In reference to the additional telegrams attached to the deposition and purporting to be from plaintiff, "I accept your sewer proposition. Wire at once if you except mine. Start work in morning,' plaintiff recalled, testified that he did not send nor authorize any one else to send such a telegram. On perusal of this evidence, we are clearly of opinion that a definite contract to let the work in question was constituted between these parties by the telegram of plaintiff, dated 14 January, in reply to defendant's night letter and in terms: "Night letter received: will accept. Send contract signed at once," and this result is not affected by the closing words of the message, "Send contract signed," etc.

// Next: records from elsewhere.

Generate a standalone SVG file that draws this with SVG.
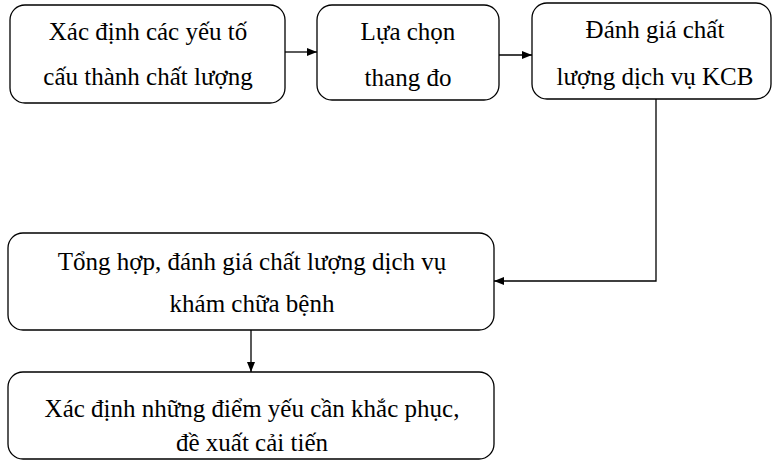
<svg xmlns="http://www.w3.org/2000/svg" width="774" height="471" viewBox="0 0 774 471">
<style>
.box{fill:#fff;stroke:#000;stroke-width:1.3}
.c{fill:none;stroke:#000;stroke-width:1.3}
</style>
<defs>
<marker id="ah" markerWidth="10" markerHeight="8" refX="10" refY="4" orient="auto" markerUnits="userSpaceOnUse">
<path d="M0,0 L10,4 L0,8 Z" fill="#000"/>
</marker>
</defs>
<rect width="774" height="471" fill="#fff"/>
<g font-family="'Liberation Serif', 'Times New Roman', serif" font-size="25" fill="#000" text-anchor="middle">
<g id="n1"><rect class="box" x="10" y="5" width="275" height="98" rx="15"/>
<text x="148" y="40">Xác định các yếu tố</text>
<text x="148" y="85">cấu thành chất lượng</text></g>
<g id="n2"><rect class="box" x="317" y="5" width="182" height="95" rx="15"/>
<text x="408" y="40">Lựa chọn</text>
<text x="408" y="86">thang đo</text></g>
<g id="n3"><rect class="box" x="532" y="3" width="239" height="96" rx="15"/>
<text x="655" y="38">Đánh giá chất</text>
<text x="655" y="85">lượng dịch vụ KCB</text></g>
<g id="n4"><rect class="box" x="8" y="233" width="486" height="97" rx="15"/>
<text x="252" y="270">Tổng hợp, đánh giá chất lượng dịch vụ</text>
<text x="252" y="312">khám chữa bệnh</text></g>
<g id="n5"><rect class="box" x="8" y="372" width="486" height="87" rx="15"/>
<text x="252" y="417">Xác định những điểm yếu cần khắc phục,</text>
<text x="252" y="451">đề xuất cải tiến</text></g>
</g>
<g id="connectors">
<path class="c" d="M285,52 H317" marker-end="url(#ah)"/>
<path class="c" d="M499,55 H532" marker-end="url(#ah)"/>
<path class="c" d="M656,99 V281 H494" marker-end="url(#ah)"/>
<path class="c" d="M251,330 V372" marker-end="url(#ah)"/>
</g>
</svg>
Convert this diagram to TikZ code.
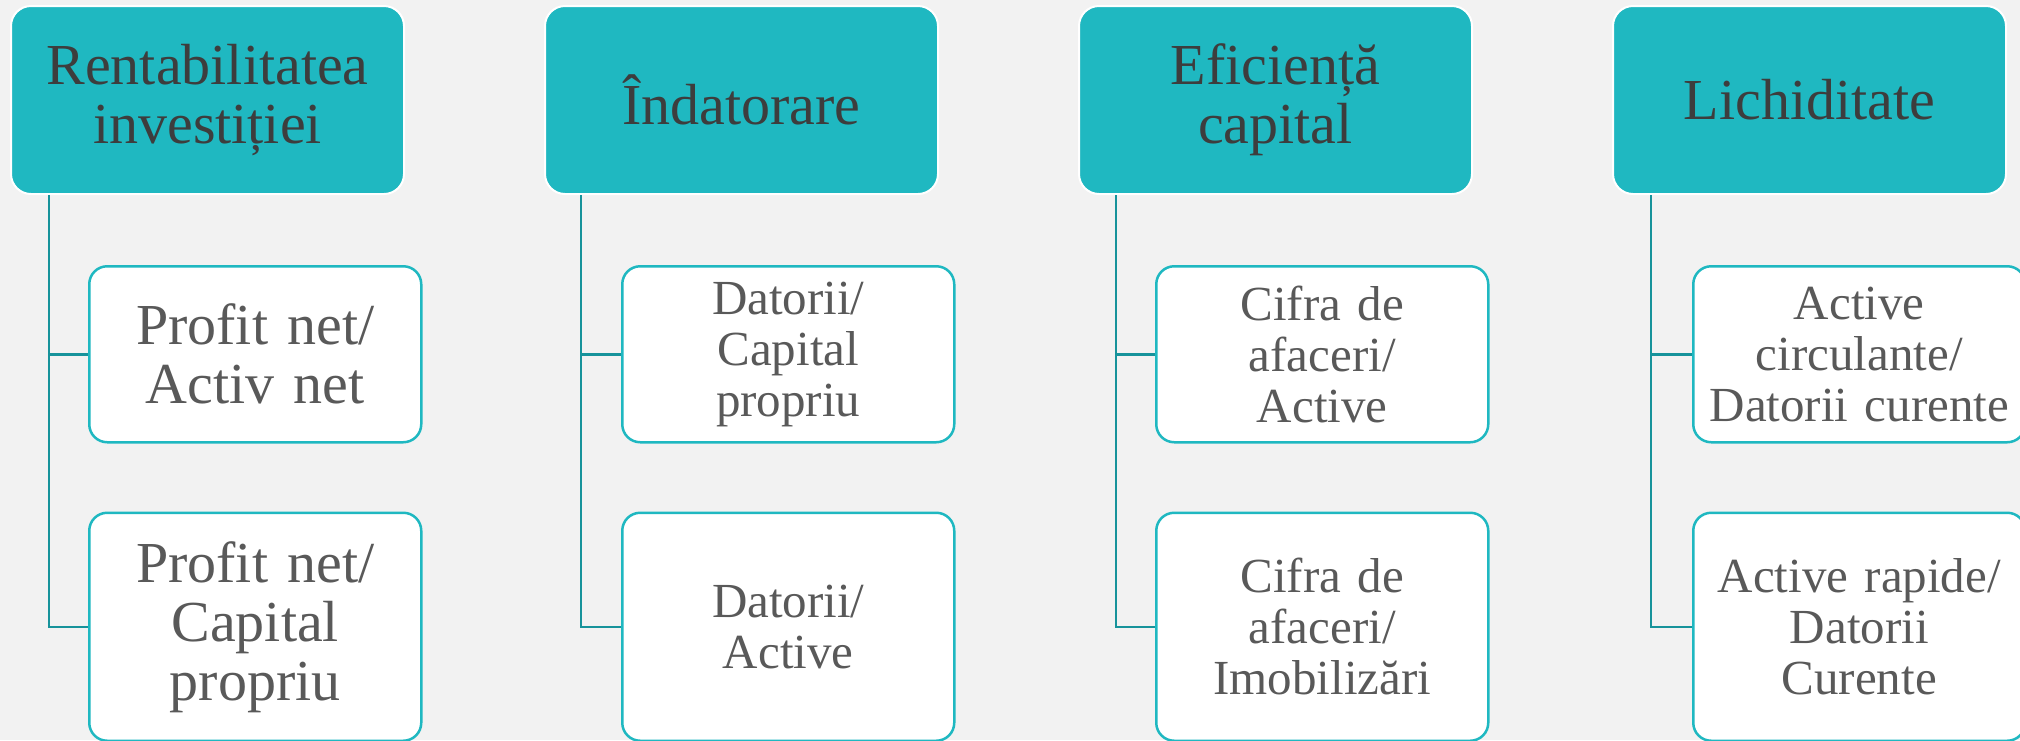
\documentclass[tikz,border=0pt]{standalone}
\usepackage{fontspec}
\setmainfont{Liberation Serif}
\usetikzlibrary{positioning}
\definecolor{tealfill}{HTML}{1FB8C1}
\definecolor{tealline}{HTML}{17939B}
\definecolor{bgcol}{HTML}{F2F2F2}
\definecolor{headtext}{HTML}{3D3D3D}
\definecolor{itemtext}{HTML}{595959}
\begin{document}
\begin{tikzpicture}[x=1pt,y=1pt,
	head/.style={shape=rectangle,rounded corners=20pt,draw=white,line width=2pt,fill=tealfill,text=headtext,minimum width=393pt,minimum height=188pt,text width=380pt,inner sep=0pt,align=center,font=\fontsize{58}{59}\selectfont},
	item/.style={shape=rectangle,rounded corners=18pt,draw=tealfill,line width=2.5pt,fill=white,text=itemtext,minimum width=332pt,minimum height=176pt,text width=322pt,inner sep=0pt,align=center,font=\fontsize{49}{51}\selectfont},
	big/.style={font=\fontsize{58}{59}\selectfont},
	tall/.style={minimum height=228pt},
	link/.style={draw=tealline,line width=2.5pt}]
	\useasboundingbox (0,0) rectangle (2020,-740);
	\fill[bgcol] (0,0) rectangle (2020,-740);

	\node[head,anchor=north west] (h1) at (10,-5) {Rentabilitatea\\investiției};
	\node[head] (h2) [right=139pt of h1] {Îndatorare};
	\node[head] (h3) [right=139pt of h2] {Eficiență\\capital};
	\node[head] (h4) [right=139pt of h3] {Lichiditate};

	\node[item,big] (c11) [below right=70pt and 78pt of h1.south west] {Profit net/\\Activ net};
	\node[item,big,tall] (c12) [below=68pt of c11] {Profit net/\\Capital\\propriu};
	\node[item] (c21) [below right=70pt and 77pt of h2.south west] {Datorii/\\Capital\\propriu};
	\node[item,tall] (c22) [below=68pt of c21] {Datorii/\\Active};
	\node[item] (c31) [below right=70pt and 77pt of h3.south west] {Cifra de\\afaceri/\\Active};
	\node[item,tall] (c32) [below=68pt of c31] {Cifra de\\afaceri/\\Imobilizări};
	\node[item] (c41) [below right=70pt and 80pt of h4.south west] {Active\\circulante/\\Datorii curente};
	\node[item,tall] (c42) [below=68pt of c41] {Active rapide/\\Datorii\\Curente};

	\draw[link] ([xshift=39pt]h1.south west) |- (c11.west);
	\draw[link] ([xshift=39pt]h1.south west) |- (c12.west);
	\draw[link] ([xshift=37pt]h2.south west) |- (c21.west);
	\draw[link] ([xshift=37pt]h2.south west) |- (c22.west);
	\draw[link] ([xshift=38pt]h3.south west) |- (c31.west);
	\draw[link] ([xshift=38pt]h3.south west) |- (c32.west);
	\draw[link] ([xshift=39pt]h4.south west) |- (c41.west);
	\draw[link] ([xshift=39pt]h4.south west) |- (c42.west);
\end{tikzpicture}
\end{document}
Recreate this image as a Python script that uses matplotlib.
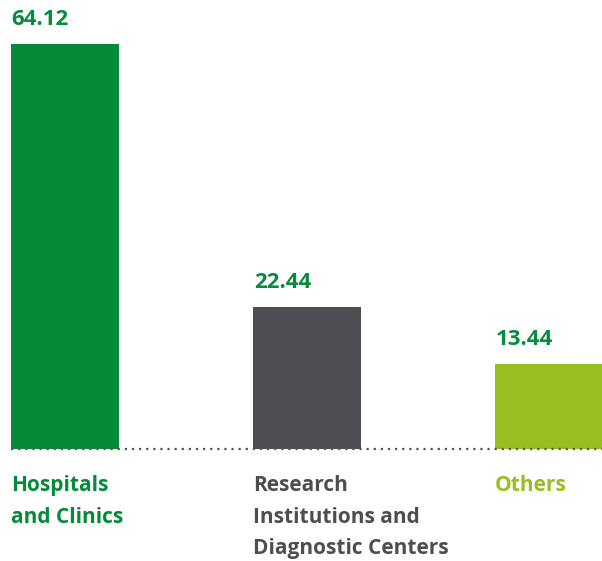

This, by correct interpretation, meaning merely that it was the desire and preference of the plaintiff that the agreement they had made should be written out and formally signed by the parties, and it is the recognized position here and elsewhere that, when the parties have entered into a valid and binding agreement, the contract will not be avoided because of their intent and purpose to have the same more formally drawn up and executed and which purpose was not carried *Page 609 out. Gooding v. Moore, 150 N.C. 195; Teal v. Templeton, 149 N.C. 32;Sanders v. Pottlizer Bros. Trust Co., 144 N.Y. 209; Clark on Contracts, 2 Ed., 29, and authorities cited.

In Moore's case, supra, it was held that "when parties to an oral contract contemplate a subsequent reducing of it to writing as a matter of convenience and prudence and not as a condition precedent, it is binding on them through their intent to formally express the agreement in writing was never carried out."

And in 144 N.Y., supra, "If the correspondence and telegrams between the parties contain all the details of a contract, it is enforcible though they intended that their agreement should be formally expressed in a single paper which, when signed, should be the evidence of what already had been agreed upon."

This being the correct position, we must approve his Honor's charge on the first issue that, "if the jury believe the evidence and find the facts to be as testified by the witness and disclosed by the documents produced in evidence, you will answer the first issue `Yes.'"

The parties having entered into definite contract by the message from the plaintiff of date 14 January, the additional message introduced by the defendant, even if genuine, evinces no purpose to abandon any rights he had acquired or to reopen the question of what had been done between them, and if it were otherwise, the charge of his Honor, when considered in reference to the testimony and the conditions (574) presented, could only mean and was clearly intended to mean that if the parol evidence given by plaintiff to the effect that he had never sent this telegram or authorized any one else to do so, should be accepted by the jury and the fact so found, such message should not be allowed to affect the determination of the issue.

On the record, we find no error in the charge or in the refusal of the motion to nonsuit, and the judgment below must be affirmed.

Cited: Wilkins v. Cotton Mills, 176 N.C. 80.